What books are on your nightstand?
A collection of short stories by Anton Chekhov and another one by Maupassant. “The Journal of Jules Renard,” which continues to move me and inspire me.
What’s the last great book you read?
“Ce qui reste de nos vies,” by Zeruya Shalev. I admire her so much. She is an extraordinary writer.
What’s your go-to classic?
My favorite classic is probably “Anna Karenina.” But I love “Madame Bovary” also.
You are President Macron’s representative for the promotion of French language and culture. What books would you recommend in that capacity to American readers?
I would recommend the complete work of Maryse Condé, a great Guadeloupean writer, or Alain Mabanckou, who teaches at U.C.L.A. and has written excellent novels such as “Broken Glass.”

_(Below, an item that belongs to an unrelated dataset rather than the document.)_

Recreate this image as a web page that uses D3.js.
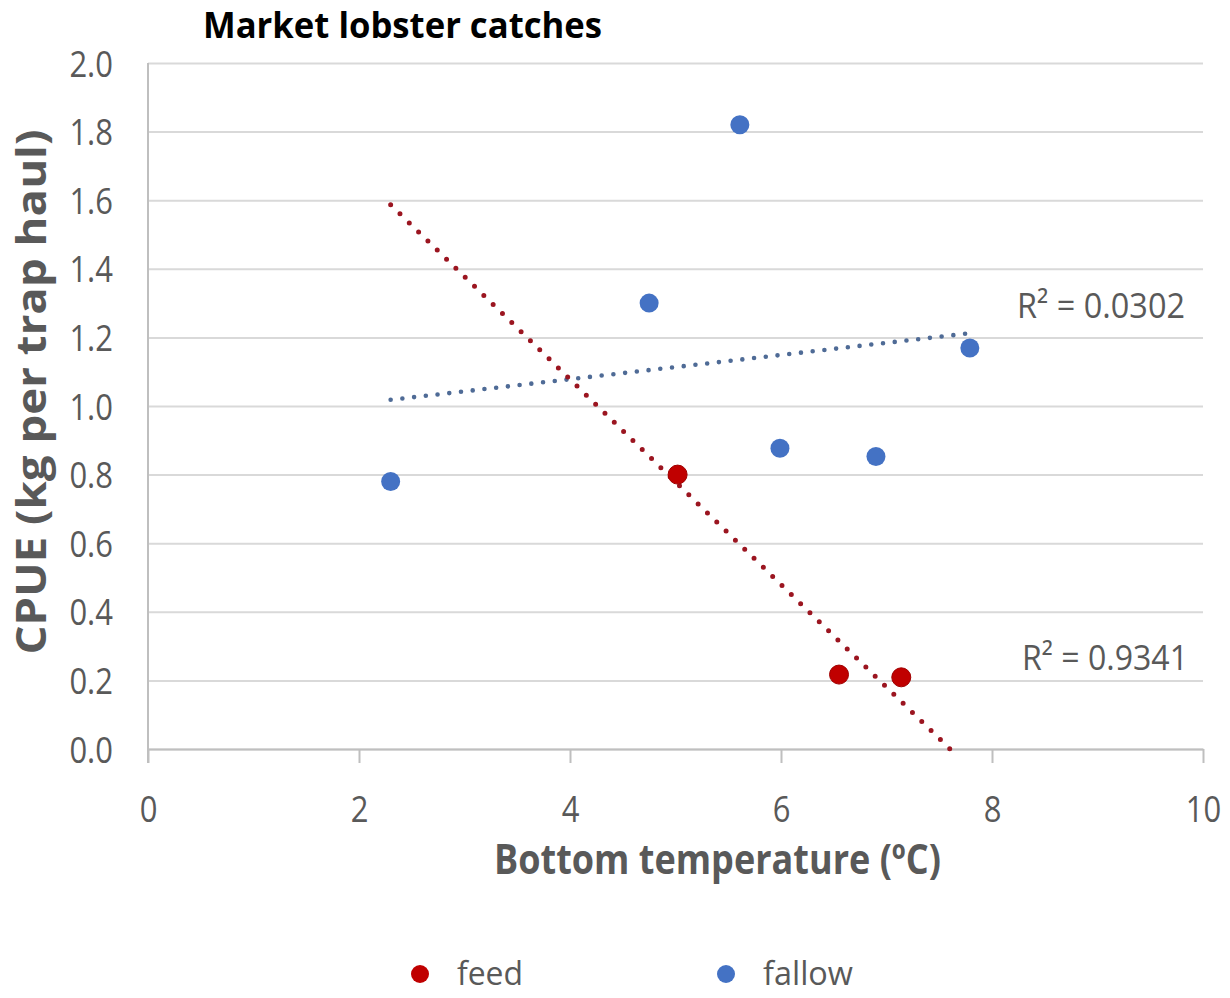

Which writers — novelists, playwrights, critics, journalists, poets — working today do you admire most?
Svetlana Alexievich, Toni Morrison, Lyudmila Ulitskaya, Alaa Al Aswany, Maryse Condé, Patrick Modiano, Laura Kasischke.
Whose opinion on books do you most trust?

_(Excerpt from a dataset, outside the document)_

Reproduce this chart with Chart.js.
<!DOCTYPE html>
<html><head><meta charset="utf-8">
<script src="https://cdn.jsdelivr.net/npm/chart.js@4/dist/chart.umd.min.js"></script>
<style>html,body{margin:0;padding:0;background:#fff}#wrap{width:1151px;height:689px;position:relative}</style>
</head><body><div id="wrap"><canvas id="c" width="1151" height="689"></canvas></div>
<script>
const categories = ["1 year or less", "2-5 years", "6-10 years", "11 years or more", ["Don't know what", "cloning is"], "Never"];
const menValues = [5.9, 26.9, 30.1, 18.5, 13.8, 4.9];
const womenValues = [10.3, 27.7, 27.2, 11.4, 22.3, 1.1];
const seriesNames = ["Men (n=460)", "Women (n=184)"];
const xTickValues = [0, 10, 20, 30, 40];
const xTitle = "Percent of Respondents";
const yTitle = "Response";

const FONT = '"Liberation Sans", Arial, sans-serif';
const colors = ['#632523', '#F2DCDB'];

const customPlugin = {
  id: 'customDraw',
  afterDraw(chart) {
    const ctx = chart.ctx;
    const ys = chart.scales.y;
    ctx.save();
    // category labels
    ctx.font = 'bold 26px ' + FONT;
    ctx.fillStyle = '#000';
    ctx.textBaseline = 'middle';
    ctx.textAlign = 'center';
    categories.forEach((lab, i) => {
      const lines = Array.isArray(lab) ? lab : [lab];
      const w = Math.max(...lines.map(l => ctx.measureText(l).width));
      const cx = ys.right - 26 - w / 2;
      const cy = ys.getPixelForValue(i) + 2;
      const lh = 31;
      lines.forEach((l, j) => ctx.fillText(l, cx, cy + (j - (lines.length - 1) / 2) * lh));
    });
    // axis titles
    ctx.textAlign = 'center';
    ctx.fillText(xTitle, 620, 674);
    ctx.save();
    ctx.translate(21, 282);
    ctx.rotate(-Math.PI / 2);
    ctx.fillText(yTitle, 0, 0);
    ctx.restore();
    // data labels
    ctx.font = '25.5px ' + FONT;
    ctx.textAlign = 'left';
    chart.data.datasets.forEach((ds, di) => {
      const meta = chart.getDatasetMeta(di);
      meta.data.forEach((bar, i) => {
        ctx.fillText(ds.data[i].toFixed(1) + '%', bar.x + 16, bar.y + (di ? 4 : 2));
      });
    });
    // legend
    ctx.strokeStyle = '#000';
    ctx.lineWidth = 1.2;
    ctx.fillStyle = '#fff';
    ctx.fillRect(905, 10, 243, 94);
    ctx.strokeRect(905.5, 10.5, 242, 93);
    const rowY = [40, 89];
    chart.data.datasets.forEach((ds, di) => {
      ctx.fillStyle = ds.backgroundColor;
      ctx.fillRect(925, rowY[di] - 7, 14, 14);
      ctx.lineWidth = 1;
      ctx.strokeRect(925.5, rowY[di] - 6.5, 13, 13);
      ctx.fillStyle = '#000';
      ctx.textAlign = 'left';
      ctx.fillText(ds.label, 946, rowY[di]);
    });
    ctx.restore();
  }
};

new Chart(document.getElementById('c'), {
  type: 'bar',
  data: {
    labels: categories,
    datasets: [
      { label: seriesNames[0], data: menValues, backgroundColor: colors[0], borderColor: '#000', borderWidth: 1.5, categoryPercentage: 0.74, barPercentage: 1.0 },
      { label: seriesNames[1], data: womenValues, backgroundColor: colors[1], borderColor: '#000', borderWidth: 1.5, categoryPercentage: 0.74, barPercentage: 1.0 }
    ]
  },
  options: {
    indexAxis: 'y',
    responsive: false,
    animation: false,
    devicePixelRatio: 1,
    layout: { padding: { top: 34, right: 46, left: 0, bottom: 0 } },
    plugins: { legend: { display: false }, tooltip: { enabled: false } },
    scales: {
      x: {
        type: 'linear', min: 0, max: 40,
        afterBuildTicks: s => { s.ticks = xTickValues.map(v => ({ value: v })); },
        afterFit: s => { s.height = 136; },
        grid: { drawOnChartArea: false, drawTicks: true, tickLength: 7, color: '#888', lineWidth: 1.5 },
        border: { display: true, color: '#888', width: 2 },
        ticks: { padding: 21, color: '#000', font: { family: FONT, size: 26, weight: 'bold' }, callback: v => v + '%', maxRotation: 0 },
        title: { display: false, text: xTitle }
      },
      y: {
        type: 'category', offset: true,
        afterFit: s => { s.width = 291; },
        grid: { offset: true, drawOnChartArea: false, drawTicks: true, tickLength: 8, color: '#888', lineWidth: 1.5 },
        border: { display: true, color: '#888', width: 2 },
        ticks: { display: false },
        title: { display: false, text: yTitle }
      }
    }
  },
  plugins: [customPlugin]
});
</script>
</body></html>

My publisher’s opinion, probably.
When do you read?
All the time.
What moves you most in a work of literature?
What I find magical about literature is when the voice of the writer is unique but you feel at the same time that he or she has managed to express universality.
Which genres do you especially enjoy reading? And which do you avoid?

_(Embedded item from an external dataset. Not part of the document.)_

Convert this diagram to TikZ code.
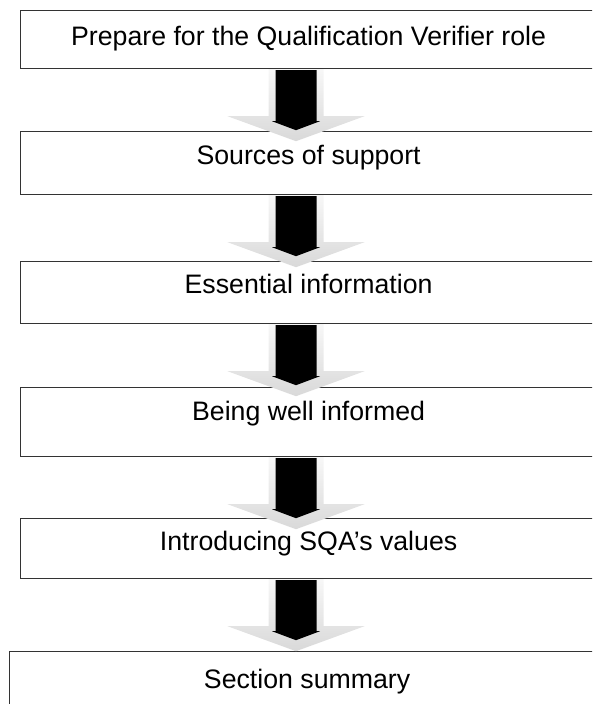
\documentclass[tikz,border=0pt]{standalone}
\usepackage{fontspec}
\setmainfont{Liberation Sans}
\usetikzlibrary{positioning, calc}
\tikzset{
	qvbox/.style={draw=black!80, line width=1.2pt, inner sep=0pt, anchor=north west,
		minimum width=576pt, font=\fontsize{26.7}{32}\selectfont},
	qvshade/.style={top color=black!3, bottom color=black!15, draw=none},
	qvhead/.style={fill=black, draw=none}
}
\newcommand{\qvdown}[1]{%
	\begin{scope}[shift={($(#1.south west)+(276,0)$)}]
		\path[qvshade] (-27.5,0) -- (27.5,0) -- (27.5,47) -- (68.5,47) -- (0,72)
			-- (-68.5,47) -- (-27.5,47) -- cycle;
		\path[qvhead] (-20.5,1) -- (20.5,1) -- (20.5,52) -- (24,52) -- (0,61)
			-- (-24,52) -- (-20.5,52) -- cycle;
	\end{scope}}

\begin{document}
\begin{tikzpicture}[x=1pt, y=-1pt]
	\useasboundingbox (0,0) rectangle (592,704);
	\clip (0,0) rectangle (592,704);
	
	\node[qvbox, text height=35pt, text depth=23pt] (s1) at (20,10) {Prepare for the Qualification Verifier role};
	\node[qvbox, text height=33pt, text depth=30pt] (s2) at (20,131) {Sources of support};
	\node[qvbox, text height=32pt, text depth=30pt] (s3) at (20,261) {Essential information};
	\node[qvbox, text height=33pt, text depth=36pt] (s4) at (20,387) {Being well informed};
	\node[qvbox, text height=32pt, text depth=28pt] (s5) at (20,518) {Introducing SQA’s values};
	\node[qvbox, text height=37pt, text depth=53pt, minimum width=595pt] (s6) at (9,651) {Section summary};
	
	% down arrows between the sections
	\foreach \i in {1,...,5} {\qvdown{s\i}}
\end{tikzpicture}
\end{document}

I can read anything, but I must confess that I am not a huge fan of science fiction or fantasy.
What book by somebody else do you wish you had written?
“Blonde,” by Joyce Carol Oates.
How do you organize your books?
Oh my god! I don’t organize them at all. They are a total mess, but I like that. It takes me a long time to find the book I need, and very often I find another one I had totally forgotten about.
What’s the last book you recommended to someone in your family?
“The Children Act,” by Ian McEwan.
What book might people be surprised to find on your shelves?
“Robot Dreams,” by Isaac Asimov.
Who is your favorite fictional hero or heroine? Your favorite antihero or villain?
Anna Karenina, Emma Bovary, Thérèse Desqueyroux. And my favorite villain is Vautrin in Balzac’s novels or Javert in “Les Misérables.”
What kind of reader were you as a child? Which childhood books and authors stick with you most?
I was very curious and impatient. I wanted to read everything! Jules Verne was probably one of my first revelations. But Jack London is the one who made me want to be a writer myself. Martin Eden was a shock.
If you could require the American president to read one book, what would it be? And the French president?
For the both of them, Pascal’s “Pensées” or Montaigne’s “Essais.”
You’re organizing a literary dinner party. Which three writers, dead or alive, do you invite?
Chekhov, Philip Roth and Virginia Woolf.
Disappointing, overrated, just not good: What book did you feel as if you were supposed to like, and didn’t? Do you remember the last book you put down without finishing?
“The Man Without Qualities,” by Robert Musil. I know that it is a masterpiece, but I found it very boring. The last book I didn’t finish is “Fire and Fury,” by Michael Wolff: very interesting but too depressing.
Whom would you want to write your life story?
I trust only myself for that.
What do you plan to read next?
I am planning to reread “Histoires extraordinaires,” by Edgar Allan Poe. It is an inspiration for my next novel.